Foreign Bodies

Foreign Bodies

Martin Edwards

Poisoned Pen Press, March 6, 2018

261 pages, ebook, paperback

Collection, Foreign, Short Stories


I was provided an e-ARC of this book by Poisoned Pen Press and NetGalley. This is my honest review for which I receive no compensation of any type.

The cover is what drew me to this book initially. The wonderful use of the complementary color scheme and the mysterious feeling of the picture. You’d think it should be romantic, and yet the couple is draped in mystery. They don’t quite seem to belong together. The man appears to be an older type of gentleman and is all tucked up with his walking stick and cigar all held close. Rather looks quite high class and yet there is something about his face that makes him seem not quite so polished as I’m sure his shoes are. The woman appears to be young and fashionable. She stands a bit away from the man, at a distance, almost as if reluctantly meeting with him. Perhaps this is fanciful of me, but when I look at this cover that’s what I see.

There are fifteen short stories in this book written originally in various foreign languages, now translated into English.
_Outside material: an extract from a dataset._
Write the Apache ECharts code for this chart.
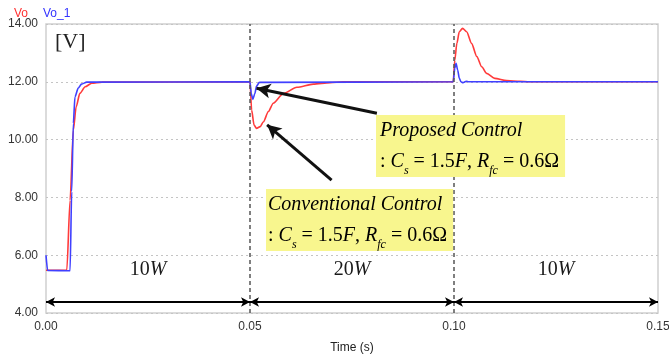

Some of these have been translated into English before, but for most, this is their first time being read by an English-speaking audience. As I have commented before in other reviews, foreign writers do write differently than American writers. There is an austerity about their writing that American writers simply can’t achieve. And they combine it with perfect, crisp diction that Americans simply don’t speak, even well-educated ones. This all comes through in the writing of foreign stories, and I found it in these stories.
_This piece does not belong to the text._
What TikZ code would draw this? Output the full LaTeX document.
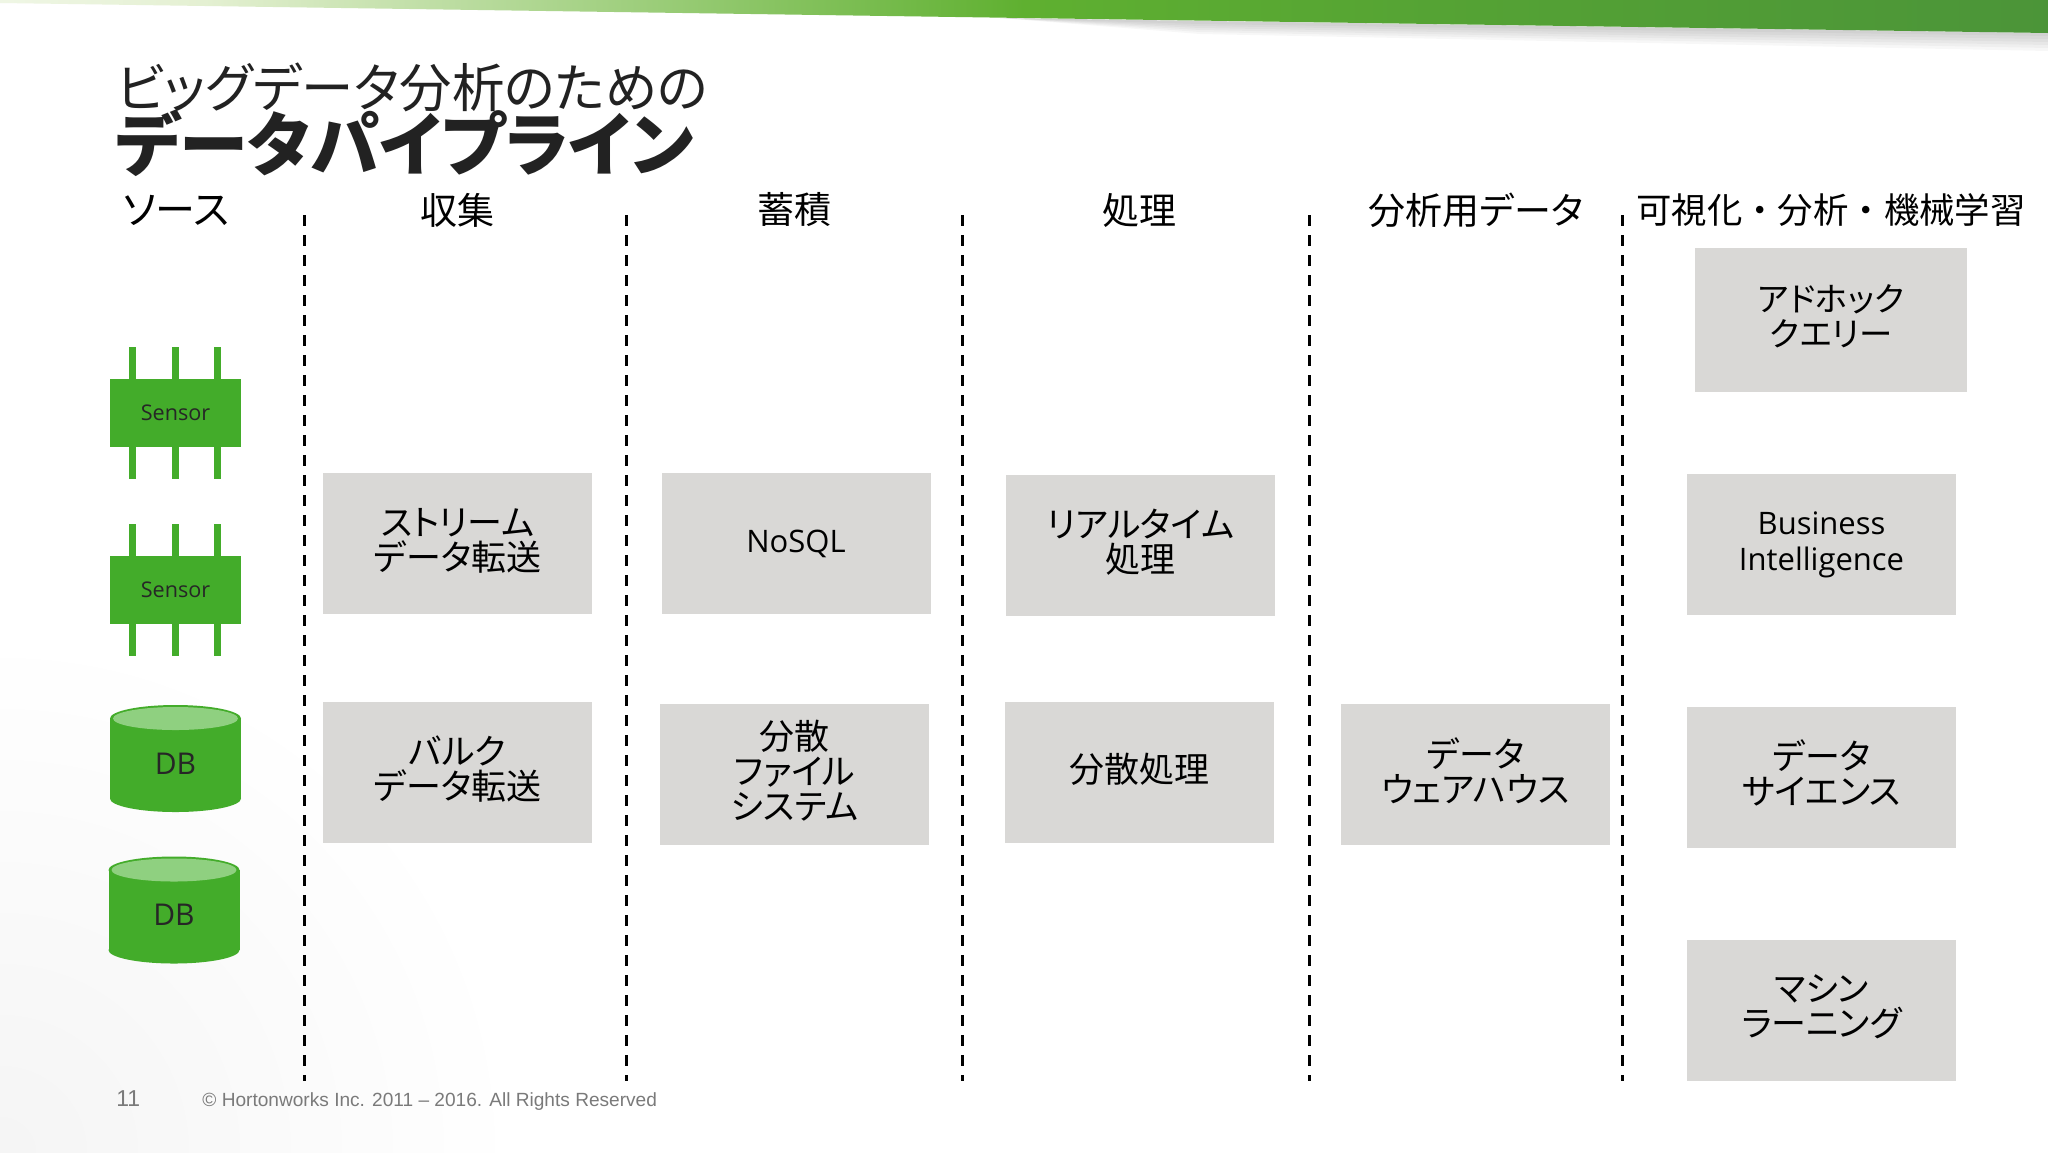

I read them all and made notes on each as I went. I hadn’t decided how to review the book when I started it because I didn’t really know what I was getting into. As I read, I found myself still wondering how I would review this book of dark stories. I can’t classify them as mysteries because they aren’t all mysteries. There is a mix of types of stories in here. Some of them so short that I couldn’t figure out what they were. Some of them so ugly that I couldn’t figure out why they were written. Some of them quite entertaining. In the end, I liked about 50% of the stories in here, with about half of those being quite good. There was about 25% of the whole that was very dark and I found rather off-putting, with a few really too ugly for me to ever want to see again. The title was no clue of any sort, either. You would think that something called The Venom of the Tarantula would be rather dark, while something called The Kennel would be okay. When instead, The Venom of the Tarantula was very entertaining, and The Kennel was an extremely ugly story with its only redeeming quality being its briefness. A couple of others that I really liked were, The Puzzle of the Broken Watch, The Lipstick and the Teacup, The Mystery of the Green Room, The Return of Lord Kingwood, and The Swedish Match. These were well-written and had either very clever characters or a great twist to them that created very satisfying reading. The Spider was creepy and twisted. The Cold Night’s Clearing was very sad and depressing, and Kippers was just ugly. I want you to keep in mind that I read a lot of women’s literature and romance, fantasy and paranormal fiction and don’t like horror at all. For those of you who like the darker types of literature, this compilation of stories may be much more appealing and your percentages totally different from mine.